Non da oggi Cipro è meta di migranti. La stessa, piccola, comunità cattolica locale è figlia di flussi migratori, d’epoca remota o recente.
Prendiamo i maroniti. I primi sbarcano sull’isola verso la fine del VII secolo e precisamente nel 686, sotto il regno dell’imperatore d’Oriente Giustiniano II. Erano sospinti qui dall’incalzare degli arabi musulmani in Siria e Libano. Cipro divenne per loro un approdo anche nel secolo successivo. All’indomani dell’epoca bizantina
Una seconda e consistente ondata di maroniti immigra sul finire del XII secolo. Cipro all’epoca è un regno franco, che ha per sovrano il re di Gerusalemme, Guido di Lusignano, costretto a lasciare la Terra Santa dopo la definitiva sconfitta delle forze crociate ad opera dei musulmani. Il monarca agevola l’insediamento di maroniti per rafforzare la presenza cattolica sull’isola e rimpolpare le proprie truppe. Incoraggiati dalle agevolazioni prevista i maroniti arrivano ad essere circa 60mila. Nel 1224 popolano 62 villaggi, principalmente intorno alla catena montuosa Pentadactylos. All’inizio del Trecento sono 20mila in più, sparsi in 72 villaggi, molti dei quali fondati da loro stessi.

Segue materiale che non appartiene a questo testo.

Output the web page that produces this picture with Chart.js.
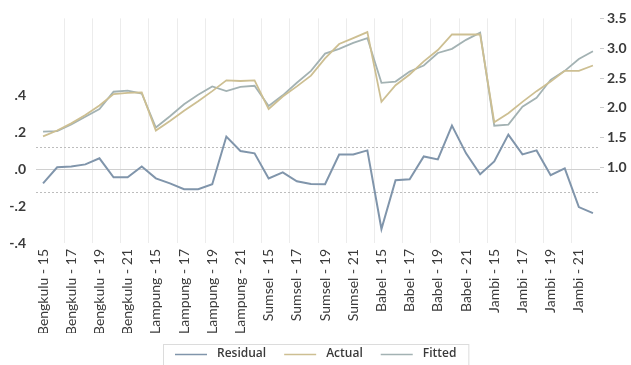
<!DOCTYPE html>
<html>
<head>
<meta charset="utf-8">
<script src="https://cdn.jsdelivr.net/npm/chart.js@4.4.1/dist/chart.umd.min.js"></script>
<style>
    html, body { margin: 0; padding: 0; background: #fff; }
    #grafico { display: block; }
</style>
</head>
<body>
<canvas id="grafico" width="631" height="365"></canvas>
<script>
// Datos (panel: 5 provincias x 8 años)
const provincias = ['Bengkulu', 'Lampung', 'Sumsel', 'Babel', 'Jambi'];
const tahun = ['15', '16', '17', '18', '19', '20', '21', '22'];

const residual = [
    -0.076, 0.011, 0.016, 0.027, 0.060, -0.043, -0.043, 0.016,
    -0.049, -0.076, -0.108, -0.108, -0.081, 0.178, 0.100, 0.087,
    -0.049, -0.016, -0.065, -0.080, -0.081, 0.081, 0.081, 0.103,
    -0.324, -0.059, -0.054, 0.070, 0.054, 0.238, 0.087, -0.027,
    0.043, 0.189, 0.081, 0.103, -0.032, 0.005, -0.205, -0.238
];
const actual = [
    1.52, 1.62, 1.74, 1.88, 2.04, 2.23, 2.25, 2.26,
    1.62, 1.78, 1.95, 2.11, 2.28, 2.46, 2.45, 2.46,
    1.98, 2.19, 2.36, 2.54, 2.83, 3.07, 3.17, 3.27,
    2.10, 2.38, 2.56, 2.78, 2.97, 3.23, 3.23, 3.23,
    1.76, 1.91, 2.10, 2.28, 2.44, 2.62, 2.62, 2.71
];
const fitted = [
    1.60, 1.61, 1.72, 1.85, 1.98, 2.27, 2.29, 2.24,
    1.67, 1.86, 2.06, 2.22, 2.36, 2.28, 2.35, 2.37,
    2.03, 2.21, 2.42, 2.62, 2.91, 2.99, 3.09, 3.17,
    2.42, 2.44, 2.61, 2.71, 2.92, 2.99, 3.14, 3.26,
    1.70, 1.72, 2.02, 2.17, 2.47, 2.62, 2.82, 2.95
];

// Ejes
const ticksIzq = [-0.4, -0.2, 0, 0.2, 0.4];
const etiquetasIzq = ['-.4', '-.2', '.0', '.2', '.4'];
const ticksDer = [1.0, 1.5, 2.0, 2.5, 3.0, 3.5];
const desvResidual = 0.124; // líneas punteadas +/- 1 s.e.

const categorias = [];
provincias.forEach(p => tahun.forEach(t => categorias.push(p + ' - ' + t)));

const fuente = "Lato, 'Open Sans', sans-serif";
const colorTexto = '#3a3a3a';

// Líneas de referencia del residual (0 sólida, +/- s.e. punteadas)
const lineasResidual = {
    id: 'lineasResidual',
    beforeDatasetsDraw(chart) {
        const { ctx, chartArea } = chart;
        const y = chart.scales.yRes;
        ctx.save();
        ctx.lineWidth = 1;
        ctx.strokeStyle = '#d0d0d0';
        const y0 = Math.round(y.getPixelForValue(0)) + 0.5;
        ctx.beginPath();
        ctx.moveTo(chartArea.left, y0);
        ctx.lineTo(chartArea.right, y0);
        ctx.stroke();
        ctx.setLineDash([2, 2]);
        ctx.strokeStyle = '#bdbdbd';
        [desvResidual, -desvResidual].forEach(v => {
            const py = Math.round(y.getPixelForValue(v)) + 0.5;
            ctx.beginPath();
            ctx.moveTo(chartArea.left, py);
            ctx.lineTo(chartArea.right, py);
            ctx.stroke();
        });
        ctx.restore();
    }
};

// Leyenda dibujada a mano (con marco), centrada bajo el gráfico
const leyendaPropia = {
    id: 'leyendaPropia',
    afterDraw(chart) {
        const ctx = chart.ctx;
        const largoLinea = 32, hueco = 10, separacion = 18, margen = 12;
        const yTexto = chart.height - 11;
        ctx.save();
        ctx.font = "600 12px 'Open Sans', sans-serif";
        ctx.textBaseline = 'middle';
        const items = chart.data.datasets.map(ds => ({
            texto: ds.label,
            color: ds.borderColor,
            ancho: largoLinea + hueco + ctx.measureText(ds.label).width
        }));
        const total = items.reduce((s, it) => s + it.ancho, 0) + separacion * (items.length - 1);
        let x = Math.round((chart.width - total) / 2);
        ctx.strokeStyle = '#dcdcdc';
        ctx.lineWidth = 1;
        ctx.strokeRect(x - margen + 0.5, yTexto - 9.5, total + margen * 2, 30);
        items.forEach(it => {
            ctx.strokeStyle = it.color;
            ctx.lineWidth = 1.5;
            ctx.beginPath();
            ctx.moveTo(x, yTexto + 0.5);
            ctx.lineTo(x + largoLinea, yTexto + 0.5);
            ctx.stroke();
            ctx.fillStyle = colorTexto;
            ctx.fillText(it.texto, x + largoLinea + hueco, yTexto);
            x += it.ancho + separacion;
        });
        ctx.restore();
    }
};

const ctxGrafico = document.getElementById('grafico').getContext('2d');
const grafico = new Chart(ctxGrafico, {
    type: 'line',
    data: {
        labels: categorias,
        datasets: [{
            label: 'Residual',
            data: residual,
            yAxisID: 'yRes',
            borderColor: '#8095ab',
            borderWidth: 2,
            pointRadius: 0,
            tension: 0
        }, {
            label: 'Actual',
            data: actual,
            yAxisID: 'yAct',
            borderColor: '#cdbf92',
            borderWidth: 1.8,
            pointRadius: 0,
            tension: 0
        }, {
            label: 'Fitted',
            data: fitted,
            yAxisID: 'yAct',
            borderColor: '#a3b2b3',
            borderWidth: 1.8,
            pointRadius: 0,
            tension: 0
        }]
    },
    options: {
        responsive: false,
        animation: false,
        layout: {
            padding: { top: 17, left: 0, right: 0, bottom: 32 }
        },
        plugins: {
            legend: { display: false },
            tooltip: { enabled: false }
        },
        scales: {
            x: {
                offset: true,
                border: { display: false },
                grid: {
                    offset: true,
                    drawTicks: false,
                    color: ctx => (ctx.index > 0 && ctx.index % 2 === 0) ? '#ececec' : 'rgba(0,0,0,0)'
                },
                ticks: {
                    autoSkip: false,
                    minRotation: 90,
                    maxRotation: 90,
                    padding: 6,
                    color: colorTexto,
                    font: { family: fuente, size: 14 },
                    callback: function (valor, i) {
                        return i % 2 === 0 ? this.getLabelForValue(valor) : '';
                    }
                },
                afterFit: escala => { escala.height = 90; }
            },
            yRes: {
                position: 'left',
                min: -0.4,
                max: 0.82,
                border: { display: false },
                grid: { display: false, drawTicks: false },
                afterBuildTicks: escala => { escala.ticks = ticksIzq.map(v => ({ value: v })); },
                ticks: {
                    padding: 10,
                    color: colorTexto,
                    font: { family: fuente, size: 14, weight: 'bold' },
                    callback: (valor) => etiquetasIzq[ticksIzq.indexOf(valor)]
                },
                afterFit: escala => { escala.width = 36; }
            },
            yAct: {
                position: 'right',
                min: -0.267,
                max: 3.5,
                border: { display: false },
                grid: {
                    drawOnChartArea: false,
                    drawTicks: true,
                    tickLength: 4,
                    color: '#cccccc'
                },
                afterBuildTicks: escala => { escala.ticks = ticksDer.map(v => ({ value: v })); },
                ticks: {
                    padding: 3,
                    color: colorTexto,
                    font: { family: fuente, size: 14, weight: 'bold' },
                    callback: (valor) => valor.toFixed(1)
                },
                afterFit: escala => { escala.width = 31; }
            }
        }
    },
    plugins: [lineasResidual, leyendaPropia]
});
</script>
</body>
</html>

È in quest’epoca che, nel 1316, viene istituito l’arcivescovado maronita di Cipro, con sede a Nicosia. È questo il momento di massima espansione della comunità maronita. Nuove difficoltà sorgono durante il controllo di Cipro da parte della Repubblica Serenissima, tra il 1489 e il 1570. Una combinazione di disastri naturali, incursioni di armati musulmani e scarsa benevolenza da parte dei veneziani inducono molti maroniti a partire, o a “convertirsi” al rito latino. In quest’arco di tempo i villaggi maroniti scendono da 72 a 33.
E siamo all’epoca ottomana che si prolungherà fino all’avvento dell’occupazione inglese dell’isola (1878-1960). La Sublime Porta riconosce solo la Chiesa ortodossa. Gli altri cristiani hanno vita grama. È questo il momento dei «linobambaci», cioè di quei cattolici, maroniti o latini, che per sottrarsi alle angherie e discriminazioni si mimetizzano, dichiarandosi musulmani pur senza esserlo in cuor loro. È così che le statistiche della comunità maronita fanno registrare un drastico assottigliamento: nel 1572 i maroniti sono circa 8mila (in 23 villaggi); nel 1686 sono solo 150 in appena otto villaggi. L’arcivescovo ripara in Libano, dove la sede viene trasferita nel 1673. La giurisdizione sui cattolici ciprioti passa ai francescani, tra il 1690 e il 1759, e al vescovo di Kyrenia tra il 1759 e il 1840. Solo nel 1841, grazie all’intervento del console di Francia, la giurisdizione torna all’arcivescovo maronita.
Sotto il governo britannico le minoranze guadagnano in libertà d’azione. Si assiste all’inurbamento di molti maroniti che dai villaggi convergono soprattutto verso Nicosia. Restano però vivi i legami con gli ultimi quattro villaggi maroniti sopravvissuti: Kormakitis, Karpashia, Asomatos e Ayia Marina. In quest’epoca i maroniti di Cipro riprendono a crescere di numero, seppure in proporzione ridotta rispetto al passato: se ne contano 830 al censimento del 1881. Sono 1.131 un decennio più tardi. Sono saliti a 2.752 al momento dell’indipendenza (1960), quando la comunità sceglie di riconoscersi nella componente greca – anziché turca – della nazione. Le tensioni tra greco e turco-ciprioti conducono nel 1974 all’intervento militare della Turchia che ha determinato quella spaccatura amministrativa e militare dell’isola che permane ancora oggi, sotto l’occhio vigile dei Caschi blu dell’Onu che formalmente controllano un’esigua striscia di territorio – la zona cuscinetto – che taglia in due il territorio in senso longitudinale. Tutti i quattro villaggi maroniti restano nella zona controllata dai turchi e alcuni degli abitanti optano per restare, nonostante le difficoltà.